WORK REQUIRED: Scan the listing that follows and report how many lines contain "React". Write the number alone.

____________

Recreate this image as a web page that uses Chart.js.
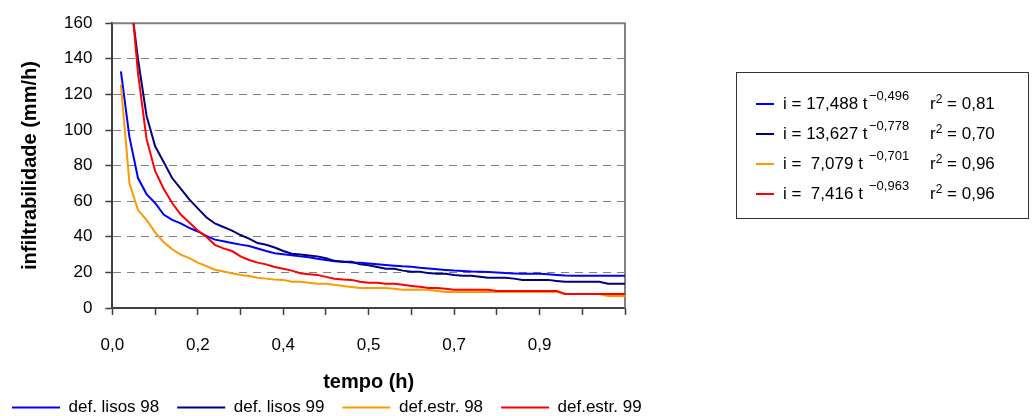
<!DOCTYPE html>
<html>
<head>
<meta charset="utf-8">
<script src="https://cdn.jsdelivr.net/npm/chart.js@4.4.1/dist/chart.umd.min.js"></script>
<style>
  body { margin: 0; background: #fff; }
  #wrap { position: relative; width: 1034px; height: 416px; }
  #eq {
    position: absolute; left: 736px; top: 72px; width: 293px; height: 147px;
    border: 1px solid #333; box-sizing: border-box;
    font-family: "Liberation Sans", Arial, sans-serif; font-size: 17px; color: #000;
  }
  #eq .ln { position: absolute; left: 19px; width: 18px; height: 2px; }
  #eq .t { position: absolute; left: 46px; white-space: pre; line-height: 20px; }
  #eq .s { position: absolute; left: 132px; font-size: 13px; white-space: pre; line-height: 14px; }
  #eq .r { position: absolute; left: 193px; white-space: pre; line-height: 20px; }
  #eq .r sup { font-size: 12px; vertical-align: 6px; line-height: 0; }
</style>
</head>
<body>
<div id="wrap">
  <canvas id="chart" width="1034" height="416"></canvas>
  <div id="eq"></div>
</div>
<script>
// tempo: 61 categorias (0..60 min), rótulo a cada 10
const categorias = Array.from({ length: 61 }, (_, i) => i);
const tickLabels = ["0,0", "0,2", "0,4", "0,5", "0,7", "0,9"];

const seriesNames = ["def. lisos 98", "def. lisos 99", "def.estr. 98", "def.estr. 99"];
const seriesColors = ["#0000FF", "#000080", "#FF9900", "#FF0000"];

const lisos98 = [null,
  133, 96, 73, 64, 59, 52.5, 49.5, 47.5, 45, 43,
  40.5, 38.4, 37.5, 36.5, 35.6, 34.8, 33.4, 32, 30.8, 30.2,
  29.6, 29, 28.5, 27.7, 27, 26.3, 26, 25.6, 25.4, 25,
  24.6, 24.2, 23.8, 23.4, 23.2, 22.6, 22.2, 21.8, 21.4, 21,
  20.8, 20.5, 20.4, 20.2, 20, 19.6, 19.4, 19.2, 19.2, 19.2,
  19, 18.6, 18.2, 18.1, 18.1, 18.1, 18.1, 18.1, 18.1, 18.1];
const lisos99 = [null,
  230, 178, 140, 108, 91, 82, 73, 67, 61, 56,
  51, 47.5, 45.5, 43.5, 41, 39, 36.5, 35.5, 34, 32,
  30.5, 30, 29.5, 29, 28, 26.5, 26, 26, 24.5, 24,
  23, 22, 22, 21, 20.4, 20.4, 19.6, 19.2, 19.2, 18.5,
  18.1, 18.1, 17.5, 17, 17, 17, 16.5, 15.8, 15.8, 15.8,
  15.8, 15.2, 14.7, 14.7, 14.7, 14.7, 14.7, 13.6, 13.6, 13.6];
const estr98 = [null,
  125.5, 70, 55, 49.5, 42.5, 37, 33, 30, 28, 25.5,
  23.5, 21.5, 20.5, 19.5, 18.6, 18, 17, 16.5, 16, 15.8,
  14.7, 14.7, 14.2, 13.6, 13.6, 13, 12.4, 11.8, 11.3, 11.3,
  11.3, 11.3, 10.8, 10.2, 10.2, 10.2, 10.2, 9.6, 9, 9,
  9, 9, 9, 9, 9, 9, 9, 9, 9, 9,
  9, 9, 7.9, 7.9, 7.9, 7.9, 7.9, 6.8, 6.8, 6.8];
const estr99 = [null,
  320, 185, 132, 95, 77, 67, 59, 52.5, 48, 43.5,
  40, 35.5, 33.5, 32, 29, 27, 25.5, 24.5, 23, 22,
  21, 19.5, 19, 18.6, 17.5, 16.4, 16, 15.8, 14.7, 14.2,
  14.2, 13.6, 13.6, 13, 12.4, 11.9, 11.3, 11.3, 10.8, 10.2,
  10.2, 10.2, 10.2, 10.2, 9.6, 9.6, 9.6, 9.6, 9.6, 9.6,
  9.6, 9.6, 7.9, 7.9, 7.9, 7.9, 7.9, 7.9, 7.9, 7.9];

const yTicks = { min: 0, max: 160, step: 20 };

// equações de ajuste (caixa à direita)
const eqCoef = ["17,488", "13,627", " 7,079", " 7,416"];
const eqExp = ["\u22120,496", "\u22120,778", "\u22120,701", "\u22120,963"];
const eqR2 = ["0,81", "0,70", "0,96", "0,96"];

Chart.defaults.font.family = '"Liberation Sans", Arial, sans-serif';
Chart.defaults.font.size = 17;
Chart.defaults.color = "#000";

const plotBorder = {
  id: "plotBorder",
  beforeDatasetsDraw(chart) {
    const { ctx, chartArea: a } = chart;
    ctx.save();
    ctx.strokeStyle = "#808080";
    ctx.lineWidth = 2;
    ctx.beginPath();
    ctx.moveTo(a.left, a.top);
    ctx.lineTo(a.right, a.top);
    ctx.lineTo(a.right, a.bottom);
    ctx.stroke();
    ctx.restore();
  }
};

const allData = [lisos98, lisos99, estr98, estr99];

new Chart(document.getElementById("chart"), {
  type: "line",
  data: {
    labels: categorias,
    datasets: allData.map((d, i) => ({
      label: seriesNames[i],
      data: d,
      borderColor: seriesColors[i],
      backgroundColor: seriesColors[i],
      borderWidth: 2,
      pointRadius: 0,
      tension: 0,
      order: 3 - i
    }))
  },
  options: {
    responsive: false,
    animation: false,
    layout: { padding: { left: -6, top: 15, bottom: -10, right: 0 } },
    plugins: {
      tooltip: { enabled: false },
      legend: {
        position: "bottom",
        align: "start",
        labels: {
          usePointStyle: true,
          pointStyle: "line",
          pointStyleWidth: 48,
          boxWidth: 48,
          padding: 18,
          font: { size: 17 },
          sort: (a, b) => a.datasetIndex - b.datasetIndex
        }
      }
    },
    scales: {
      x: {
        type: "category",
        offset: false,
        grid: {
          drawOnChartArea: false,
          drawTicks: true,
          tickLength: 7,
          tickWidth: 1.5,
          tickColor: ctx => (ctx.index % 5 === 0 ? "#404040" : "rgba(0,0,0,0)")
        },
        border: { display: true, color: "#404040", width: 2 },
        ticks: {
          autoSkip: false,
          maxRotation: 0,
          minRotation: 0,
          padding: 20,
          callback: (v, i) => (i % 10 === 0 && tickLabels[i / 10] ? tickLabels[i / 10] : "")
        },
        title: {
          display: true,
          text: "tempo (h)",
          font: { size: 20, weight: "bold" },
          padding: { top: -5.4, bottom: -13 }
        }
      },
      y: {
        min: yTicks.min,
        max: yTicks.max,
        ticks: { stepSize: yTicks.step, padding: 13 },
        grid: {
          color: "#808080",
          lineWidth: 1,
          tickLength: 7,
          tickColor: "#404040",
          tickWidth: 1.5
        },
        border: { display: true, color: "#404040", width: 2, dash: [8, 6] },
        title: {
          display: true,
          text: "infiltrabilidade (mm/h)",
          font: { size: 20, weight: "bold" },
          padding: { top: 24, bottom: 9 }
        }
      },
      yPad: {
        type: "linear",
        position: "right",
        display: true,
        grid: { display: false },
        border: { display: false },
        ticks: { display: false },
        afterFit(scale) { scale.width = 409; }
      }
    }
  },
  plugins: [plotBorder]
});

// caixa das equações
const eq = document.getElementById("eq");
seriesColors.forEach((c, i) => {
  const cy = 31 + i * 30;
  eq.insertAdjacentHTML("beforeend",
    `<div class="ln" style="top:${cy - 1}px;background:${c}"></div>` +
    `<div class="t" style="top:${cy - 10}px">i = ${eqCoef[i]} t</div>` +
    `<div class="s" style="top:${cy - 15}px">${eqExp[i]}</div>` +
    `<div class="r" style="top:${cy - 10}px">r<sup>2</sup> = ${eqR2[i]}</div>`);
});
</script>
</body>
</html>
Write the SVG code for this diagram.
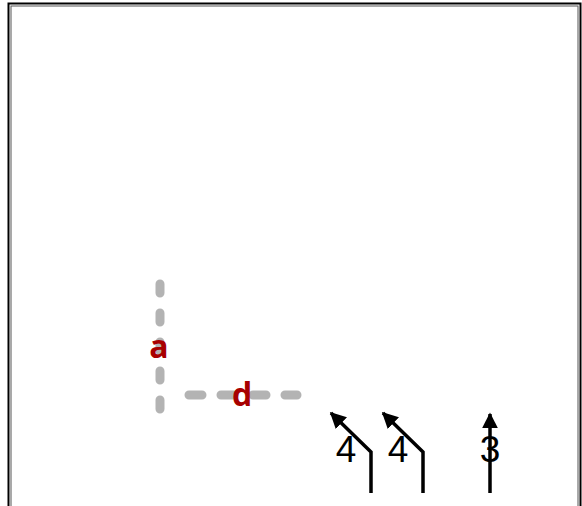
<svg xmlns="http://www.w3.org/2000/svg" width="582" height="506" viewBox="0 0 582 506">
<style>
.dash{fill:none;stroke:#b3b3b3;stroke-width:9;stroke-linecap:round}
.lbl{font-family:"Open Sans","Liberation Sans",sans-serif;font-weight:bold;fill:#a80000;font-size:32px;text-anchor:middle}
.arr{fill:none;stroke:#000;stroke-width:3.5;stroke-linejoin:miter}
.num{font-family:"Liberation Sans",Arial,sans-serif;font-size:37px;fill:#000;text-anchor:middle}
</style>
<defs>
<marker id="ah" viewBox="0 0 10 10" refX="9" refY="5" markerWidth="4.6" markerHeight="4.6" markerUnits="strokeWidth" orient="auto">
<path d="M0,0 L10,5 L0,10 Z" fill="#000"/>
</marker>
</defs>
<rect width="582" height="506" fill="#fff"/>
<g id="frame">
<rect x="8.5" y="3.5" width="572" height="520" fill="none" stroke="#000" stroke-width="2"/>
<rect x="11" y="6" width="567" height="520" fill="none" stroke="#555" stroke-width="1"/>
</g>
<g id="connectors">
<line class="dash" x1="160" y1="284" x2="160" y2="409" stroke-dasharray="9 20"/>
<line class="dash" x1="189" y1="395" x2="297" y2="395" stroke-dasharray="13 19"/>
<path class="arr" d="M371,493 V452 L331,413" marker-end="url(#ah)"/>
<path class="arr" d="M423,493 V452 L383,413" marker-end="url(#ah)"/>
<path class="arr" d="M490,493 V414" marker-end="url(#ah)"/>
</g>
<g id="label-a"><text class="lbl" x="159" y="358">a</text></g>
<g id="label-d"><text class="lbl" x="242" y="406">d</text></g>
<g id="lane1"><text class="num" x="346" y="462">4</text></g>
<g id="lane2"><text class="num" x="398" y="462">4</text></g>
<g id="lane3"><text class="num" x="490" y="462">3</text></g>
</svg>
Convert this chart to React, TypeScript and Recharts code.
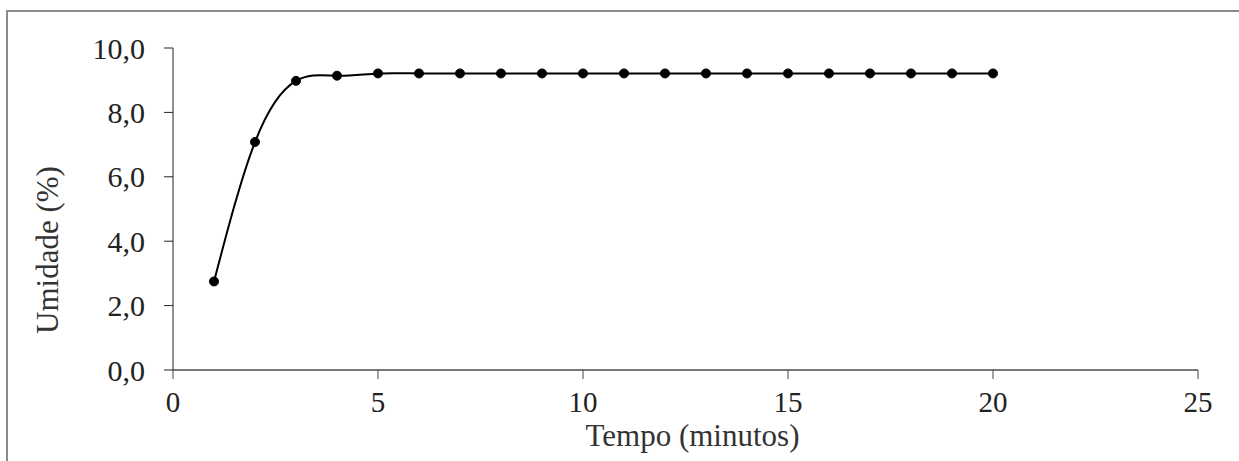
import React from 'react';
import { LineChart, Line, XAxis, YAxis, Label } from 'recharts';

const tempo = [1, 2, 3, 4, 5, 6, 7, 8, 9, 10, 11, 12, 13, 14, 15, 16, 17, 18, 19, 20];
const umidade = [2.75, 7.08, 8.98, 9.14, 9.21, 9.21, 9.21, 9.21, 9.21, 9.21, 9.21, 9.21, 9.21, 9.21, 9.21, 9.21, 9.21, 9.21, 9.21, 9.21];
const xTicks = [0, 5, 10, 15, 20, 25];
const yTicks = [0, 2, 4, 6, 8, 10];

const data = tempo.map((t, i) => ({ tempo: t, umidade: umidade[i] }));

const font = 'Liberation Serif, DejaVu Serif, serif';

const YLabel = (props: any) => {
  const vb = props.viewBox;
  const x = 47;
  const y = vb.y + vb.height / 2 + 41;
  return (
    <text x={x} y={y} transform={`rotate(-90, ${x}, ${y})`} textAnchor="middle" dominantBaseline="central"
      style={{ fontFamily: font, fontSize: 31 }} fill="#333">
      Umidade (%)
    </text>
  );
};

const App = () => {
  return (
    <div style={{ position: 'absolute', left: 0, top: 0, width: 1239, height: 461, background: '#fff', overflow: 'hidden', fontFamily: font }}>
      <div style={{ position: 'absolute', left: 6, top: 10, width: 1250, height: 470, border: '2px solid #8a8a8a', boxSizing: 'border-box' }} />
      <LineChart
        width={1239}
        height={461}
        data={data}
        margin={{ top: 48, right: 41, left: 0, bottom: 31 }}
        style={{ position: 'absolute', left: 0, top: 0, fontFamily: font }}
      >
        <XAxis
          dataKey="tempo"
          type="number"
          domain={[0, 25]}
          ticks={xTicks}
          height={60}
          stroke="#777"
          strokeWidth={2}
          tickSize={9}
          tickMargin={12}
          tick={{ fill: '#222', fontSize: 29, style: { fontFamily: font } }}
          tickLine={{ stroke: '#444', strokeWidth: 1 }}
        >
          <Label value="Tempo (minutos)" position="bottom" offset={-6} dx={7} fill="#333" fontSize={31} style={{ fontFamily: font }} />
        </XAxis>
        <YAxis
          dataKey="umidade"
          type="number"
          domain={[0, 10]}
          ticks={yTicks}
          width={173}
          stroke="#222"
          tickSize={9}
          tickMargin={19}
          tick={{ fill: '#222', fontSize: 30, style: { fontFamily: font } }}
          tickFormatter={(v: number) => v.toFixed(1).replace('.', ',')}
        >
          <Label content={YLabel} />
        </YAxis>
        <Line
          type="natural"
          dataKey="umidade"
          stroke="#000"
          strokeWidth={2}
          dot={{ r: 4.5, fill: '#000', stroke: '#000', strokeWidth: 1 }}
          isAnimationActive={false}
        />
      </LineChart>
    </div>
  );
};

export default App;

____________

OUTPUT OF THE TASK: 2